━━━ EXERCISE INPUT

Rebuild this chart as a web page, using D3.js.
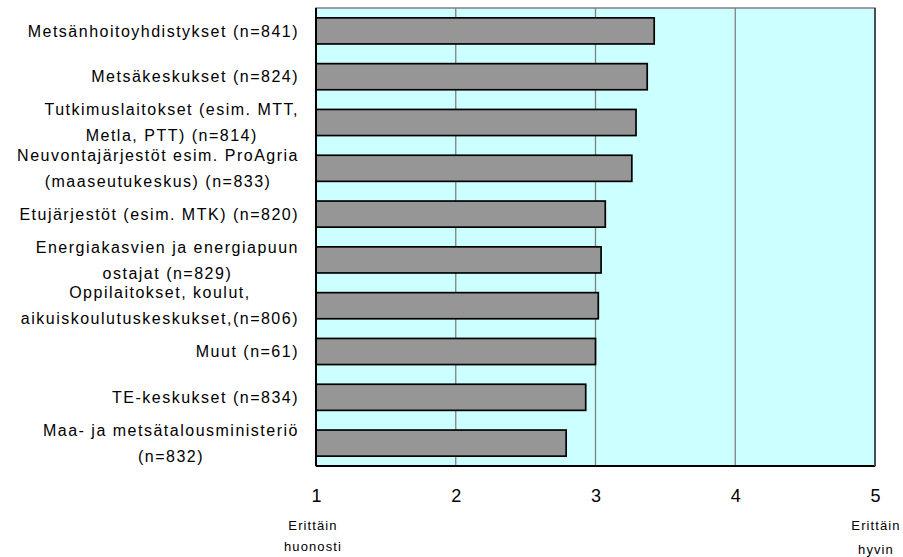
<!DOCTYPE html>
<html>
<head>
<meta charset="utf-8">
<script src="https://cdn.jsdelivr.net/npm/d3@7"></script>
<style>
  html, body { margin: 0; padding: 0; background: #ffffff; }
  svg { display: block; font-family: "Liberation Sans", Arial, sans-serif; }
</style>
</head>
<body>
<svg id="chart" width="903" height="557"></svg>
<script>
// Organisations (line breaks as drawn) and their mean ratings on a 1–5 scale
const categories = [
  "Metsänhoitoyhdistykset (n=841)",
  "Metsäkeskukset (n=824)",
  "Tutkimuslaitokset (esim. MTT,\nMetla, PTT) (n=814)",
  "Neuvontajärjestöt esim. ProAgria\n(maaseutukeskus) (n=833)",
  "Etujärjestöt (esim. MTK) (n=820)",
  "Energiakasvien ja energiapuun\nostajat (n=829)",
  "Oppilaitokset, koulut,\naikuiskoulutuskeskukset,(n=806)",
  "Muut (n=61)",
  "TE-keskukset (n=834)",
  "Maa- ja metsätalousministeriö\n(n=832)"
];
const ratings = [3.42, 3.37, 3.29, 3.26, 3.07, 3.04, 3.02, 3.00, 2.93, 2.79];
const tickValues = [1, 2, 3, 4, 5];
const scaleEndLabels = [
  { value: 1, lines: ["Erittäin", "huonosti"] },
  { value: 5, lines: ["Erittäin", "hyvin"] }
];

const svg = d3.select("#chart");
const plot = { left: 316, right: 875, top: 8, bottom: 466 };

const x = d3.scaleLinear().domain([1, 5]).range([plot.left, plot.right]);
const y = d3.scaleBand()
  .domain(d3.range(categories.length))
  .range([plot.top, plot.bottom])
  .paddingInner(0.43)
  .paddingOuter(0.215);

// plot background
svg.append("rect")
  .attr("x", plot.left).attr("y", plot.top)
  .attr("width", plot.right - plot.left).attr("height", plot.bottom - plot.top)
  .attr("fill", "#ccffff")
  .attr("stroke", "#808080").attr("stroke-width", 1.5);

// vertical gridlines
svg.append("g")
  .selectAll("line")
  .data(tickValues.filter(v => v > 1 && v < 5))
  .join("line")
  .attr("x1", d => x(d)).attr("x2", d => x(d))
  .attr("y1", plot.top).attr("y2", plot.bottom)
  .attr("stroke", "#808080").attr("stroke-width", 1.3);

// bars
svg.append("g")
  .selectAll("rect")
  .data(ratings)
  .join("rect")
  .attr("x", x(1))
  .attr("y", (d, i) => y(i))
  .attr("width", d => x(d) - x(1))
  .attr("height", y.bandwidth())
  .attr("fill", "#969696")
  .attr("stroke", "#000000")
  .attr("stroke-width", 1.7);

// axis lines
svg.append("line")
  .attr("x1", plot.left).attr("x2", plot.left)
  .attr("y1", plot.top).attr("y2", plot.bottom)
  .attr("stroke", "#000").attr("stroke-width", 2);
svg.append("line")
  .attr("x1", plot.left).attr("x2", plot.right)
  .attr("y1", plot.bottom).attr("y2", plot.bottom)
  .attr("stroke", "#000").attr("stroke-width", 2);
svg.append("line")
  .attr("x1", plot.right).attr("x2", plot.right)
  .attr("y1", plot.top).attr("y2", plot.bottom)
  .attr("stroke", "#333").attr("stroke-width", 1.5);

// category labels: centered blocks, right-aligned against the axis
const labelFont = 16, lineGap = 26, labelRight = 299;
const labels = svg.append("g")
  .attr("font-size", labelFont)
  .attr("letter-spacing", "1.5px")
  .attr("fill", "#000");

categories.forEach((cat, i) => {
  const lines = cat.split("\n");
  const cy = y(i) + y.bandwidth() / 2;
  const g = labels.append("g");
  const texts = lines.map((ln, k) =>
    g.append("text")
      .attr("y", cy + (k - (lines.length - 1) / 2) * lineGap + labelFont * 0.35)
      .attr("text-anchor", "middle")
      .text(ln)
  );
  const maxW = d3.max(texts, t => t.node().getComputedTextLength());
  texts.forEach(t => t.attr("x", labelRight - maxW / 2));
});

// x axis tick numbers
const xAxis = d3.axisBottom(x).tickValues(tickValues).tickSize(0).tickPadding(0)
  .tickFormat(d3.format("d"));
const axisG = svg.append("g")
  .attr("transform", `translate(0, ${plot.bottom})`)
  .call(xAxis);
axisG.select(".domain").remove();
axisG.selectAll("text")
  .attr("font-family", "'Liberation Sans', Arial, sans-serif")
  .attr("font-size", 18)
  .attr("fill", "#000")
  .attr("dy", null)
  .attr("y", 36);

// verbal anchors under the scale ends
scaleEndLabels.forEach(s => {
  s.lines.forEach((ln, k) => {
    svg.append("text")
      .attr("x", x(s.value) + (s.value === 1 ? -3 : 1))
      .attr("y", k === 0 ? 530 : (s.value === 1 ? 551 : 554))
      .attr("text-anchor", "middle")
      .attr("font-size", 13)
      .attr("letter-spacing", "1.1px")
      .attr("fill", "#000")
      .text(ln);
  });
});
</script>
</body>
</html>
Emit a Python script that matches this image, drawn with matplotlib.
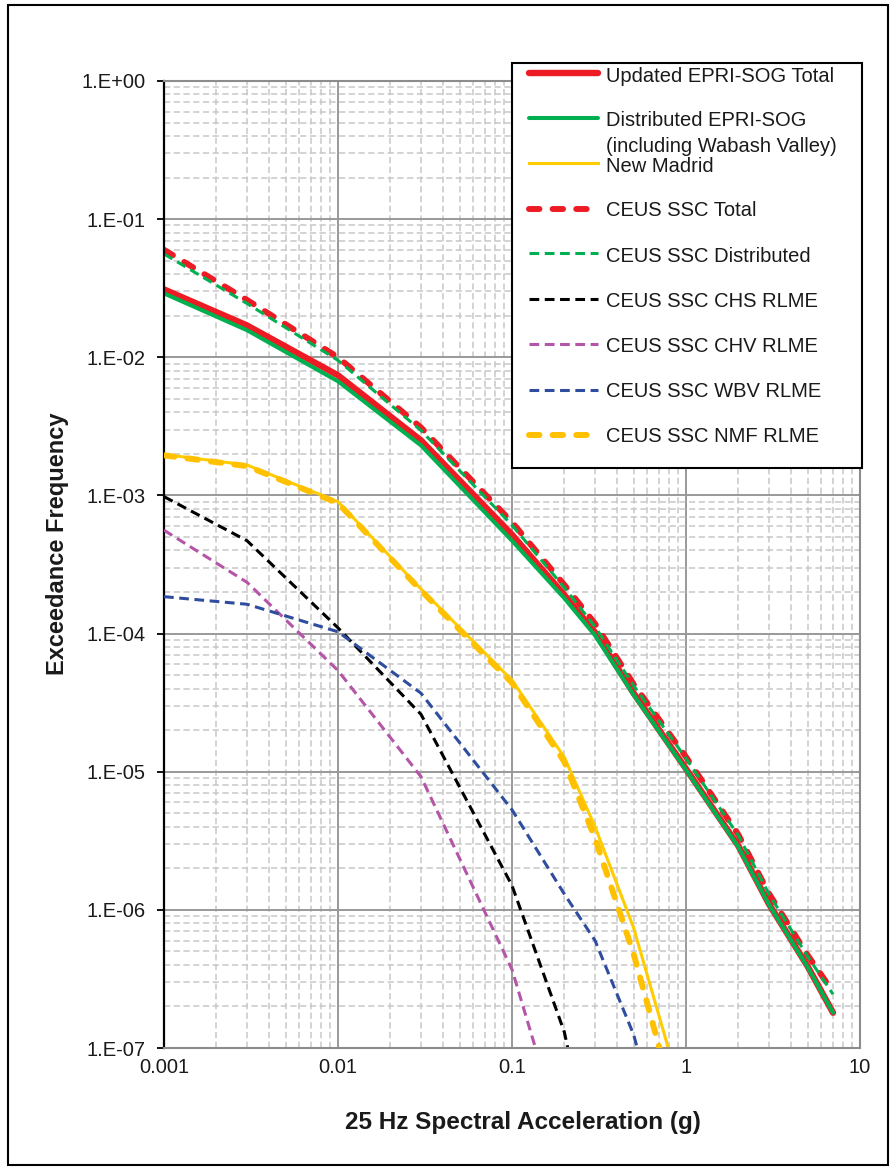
import numpy as np
import matplotlib
matplotlib.use("Agg")
import matplotlib.pyplot as plt
from matplotlib.lines import Line2D
from matplotlib.patches import Rectangle
from matplotlib.ticker import FixedLocator, FuncFormatter, LogLocator, NullFormatter

plt.rcParams['font.family'] = ['Liberation Sans', 'DejaVu Sans']
plt.rcParams['lines.scale_dashes'] = False

# ---------------- data ----------------
accel = [0.001, 0.003, 0.01, 0.03, 0.1, 0.2, 0.3, 0.5, 1, 2, 3, 5, 7]

updated_total = [3.1e-2, 1.7e-2, 7.4e-3, 2.5e-3, 5.2e-4, 1.9e-4, 1.02e-4,
                 3.7e-5, 1.05e-5, 2.9e-6, 1.1e-6, 3.9e-7, 1.8e-7]
distributed_sog = [2.9e-2, 1.57e-2, 6.7e-3, 2.3e-3, 4.7e-4, 1.8e-4, 9.7e-5,
                   3.6e-5, 1.03e-5, 2.85e-6, 1.09e-6, 3.85e-7, 1.8e-7]
new_madrid = [1.98e-3, 1.66e-3, 9.0e-4, 2.1e-4, 4.6e-5, 1.27e-5, 4.0e-6,
              7.4e-7, 3.6e-8]
ceus_total = [6.0e-2, 2.6e-2, 1.0e-2, 3.1e-3, 6.4e-4, 2.25e-4, 1.18e-4,
              4.3e-5, 1.28e-5, 3.5e-6, 1.31e-6, 4.7e-7, 2.55e-7]
ceus_distributed = [5.6e-2, 2.45e-2, 9.5e-3, 2.95e-3, 6.1e-4, 2.15e-4, 1.12e-4,
                    4.2e-5, 1.25e-5, 3.45e-6, 1.3e-6, 4.6e-7, 2.45e-7]
chs_rlme = [9.8e-4, 4.7e-4, 1.1e-4, 2.6e-5, 1.5e-6, 1.3e-7, 1.2e-8]
chv_rlme = [5.6e-4, 2.35e-4, 5.4e-5, 9.2e-6, 3.7e-7, 2.0e-8]
wbv_rlme = [1.85e-4, 1.63e-4, 1.03e-4, 3.7e-5, 5.3e-6, 1.3e-6, 6.0e-7,
            1.25e-7, 5.0e-9]
nmf_rlme = [1.95e-3, 1.63e-3, 8.8e-4, 2.05e-4, 4.4e-5, 1.18e-5, 3.3e-6,
            4.8e-7, 2.0e-8]

labels = ["Updated EPRI-SOG Total",
          "Distributed EPRI-SOG",
          "New Madrid",
          "CEUS SSC Total",
          "CEUS SSC Distributed",
          "CEUS SSC CHS RLME",
          "CEUS SSC CHV RLME",
          "CEUS SSC WBV RLME",
          "CEUS SSC NMF RLME"]
label2_extra = "(including Wabash Valley)"

x_ticks = [0.001, 0.01, 0.1, 1, 10]
x_ticklabels = ["0.001", "0.01", "0.1", "1", "10"]
y_ticks = [1e-7, 1e-6, 1e-5, 1e-4, 1e-3, 1e-2, 1e-1, 1]

# ---------------- styles ----------------
RED = '#ED1C24'
GREEN = '#00B050'
YEL = '#FFCC00'
NMF = '#FFC000'
MAG = '#B455A8'
BLUE = '#2F4D9E'

thick_dash = (0, (7.5, 9.5))
thin_dash = (0, (7.0, 4.0))

styles = [
    dict(color=RED, lw=4.6, ls='-', solid_capstyle='round'),
    dict(color=GREEN, lw=2.9, ls='-', solid_capstyle='round'),
    dict(color=YEL, lw=2.2, ls='-'),
    dict(color=RED, lw=4.3, ls=thick_dash, dash_capstyle='round'),
    dict(color=GREEN, lw=2.2, ls=thin_dash),
    dict(color='black', lw=2.2, ls=thin_dash),
    dict(color=MAG, lw=2.2, ls=thin_dash),
    dict(color=BLUE, lw=2.2, ls=thin_dash),
    dict(color=NMF, lw=4.3, ls=thick_dash, dash_capstyle='round'),
]
series = [updated_total, distributed_sog, new_madrid, ceus_total,
          ceus_distributed, chs_rlme, chv_rlme, wbv_rlme, nmf_rlme]

W, H = 896, 1171
fig = plt.figure(figsize=(W / 100, H / 100), dpi=100)
L, R, T, B = 164, 860, 81, 1048
ax = fig.add_axes([L / W, 1 - B / H, (R - L) / W, (B - T) / H])

for i, (vals, st) in enumerate(zip(series, styles)):
    ax.plot(accel[:len(vals)], vals, zorder=2 + i * 0.1, **st)

ax.set_xscale('log')
ax.set_yscale('log')
ax.set_xlim(1e-3, 10)
ax.set_ylim(1e-7, 1)

ax.xaxis.set_major_locator(FixedLocator(x_ticks))
ax.xaxis.set_major_formatter(FuncFormatter(lambda v, p: x_ticklabels[x_ticks.index(v)] if v in x_ticks else ""))
ax.yaxis.set_major_locator(FixedLocator(y_ticks))
ax.yaxis.set_major_formatter(FuncFormatter(lambda v, p: "1.E{:+03d}".format(int(round(np.log10(v))))))
ax.xaxis.set_minor_locator(LogLocator(base=10, subs=np.arange(2, 10), numticks=100))
ax.yaxis.set_minor_locator(LogLocator(base=10, subs=np.arange(2, 10), numticks=100))
ax.xaxis.set_minor_formatter(NullFormatter())
ax.yaxis.set_minor_formatter(NullFormatter())

ax.set_axisbelow(True)
ax.grid(which='minor', color='#C8C8C8', linestyle=(0, (4.5, 2.5)), linewidth=1.1)
ax.grid(which='major', color='#999999', linestyle='-', linewidth=1.4)

ax.tick_params(axis='x', which='both', length=0, pad=7, labelsize=14.5, labelcolor='#1a1a1a')
ax.tick_params(axis='y', which='major', length=5, width=1.3, direction='out', pad=8,
               labelsize=14.5, color='black', labelcolor='#1a1a1a')
ax.tick_params(axis='y', which='minor', length=0)

for s in ['top', 'right', 'bottom']:
    ax.spines[s].set_color('#8C8C8C')
    ax.spines[s].set_linewidth(1.5)
ax.spines['left'].set_color('black')
ax.spines['left'].set_linewidth(1.6)

ax.set_xlabel("25 Hz Spectral Acceleration (g)", fontsize=17.5, fontweight='bold', color='#1a1a1a')
ax.set_ylabel("Exceedance Frequency", fontsize=17, fontweight='bold', color='#1a1a1a')
ax.xaxis.set_label_coords((523 - L) / (R - L), (B - 1123) / (B - T))
ax.xaxis.label.set_va('center')
ax.yaxis.set_label_coords((58 - L) / (R - L), (B - 544) / (B - T))
ax.yaxis.label.set_va('center')

# ---------------- outer border ----------------
fig.add_artist(Rectangle((8 / W, 1 - 1165 / H), (888 - 8) / W, (1165 - 5) / H,
                         transform=fig.transFigure, fill=False, ec='black', lw=1.5, zorder=0))

# ---------------- legend (drawn manually) ----------------
def fx(px):
    return px / W

def fy(py):
    return 1 - py / H

fig.add_artist(Rectangle((fx(512), fy(468)), (862 - 512) / W, (468 - 63) / H,
                         transform=fig.transFigure, fc='white', ec='black', lw=1.5, zorder=10))
handle_y = [73, 118, 163, 209, 253, 299, 344, 390, 435]
text_y = [76, 121, 166, 211, 256, 301, 346, 392, 437]
for i, st in enumerate(styles):
    fig.add_artist(Line2D([fx(529), fx(598)], [fy(handle_y[i])] * 2,
                          transform=fig.transFigure, zorder=11, **st))
    fig.text(fx(606), fy(text_y[i]), labels[i], fontsize=14.5, va='center', ha='left',
             color='#1a1a1a', zorder=12)
fig.text(fx(606), fy(146), label2_extra, fontsize=14.5, va='center', ha='left',
         color='#1a1a1a', zorder=12)

fig.savefig("out.png", dpi=100)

━━━━━━

• _WRITTEN TASK_
Of the lines above, copy only those from the one holding "Emit a Python" to the one holding "from matplotlib.ticker import", both included, and exclude every image.

• _TASK SOLUTION_
Emit a Python script that matches this image, drawn with matplotlib.
import numpy as np
import matplotlib
matplotlib.use("Agg")
import matplotlib.pyplot as plt
from matplotlib.lines import Line2D
from matplotlib.patches import Rectangle
from matplotlib.ticker import FixedLocator, FuncFormatter, LogLocator, NullFormatter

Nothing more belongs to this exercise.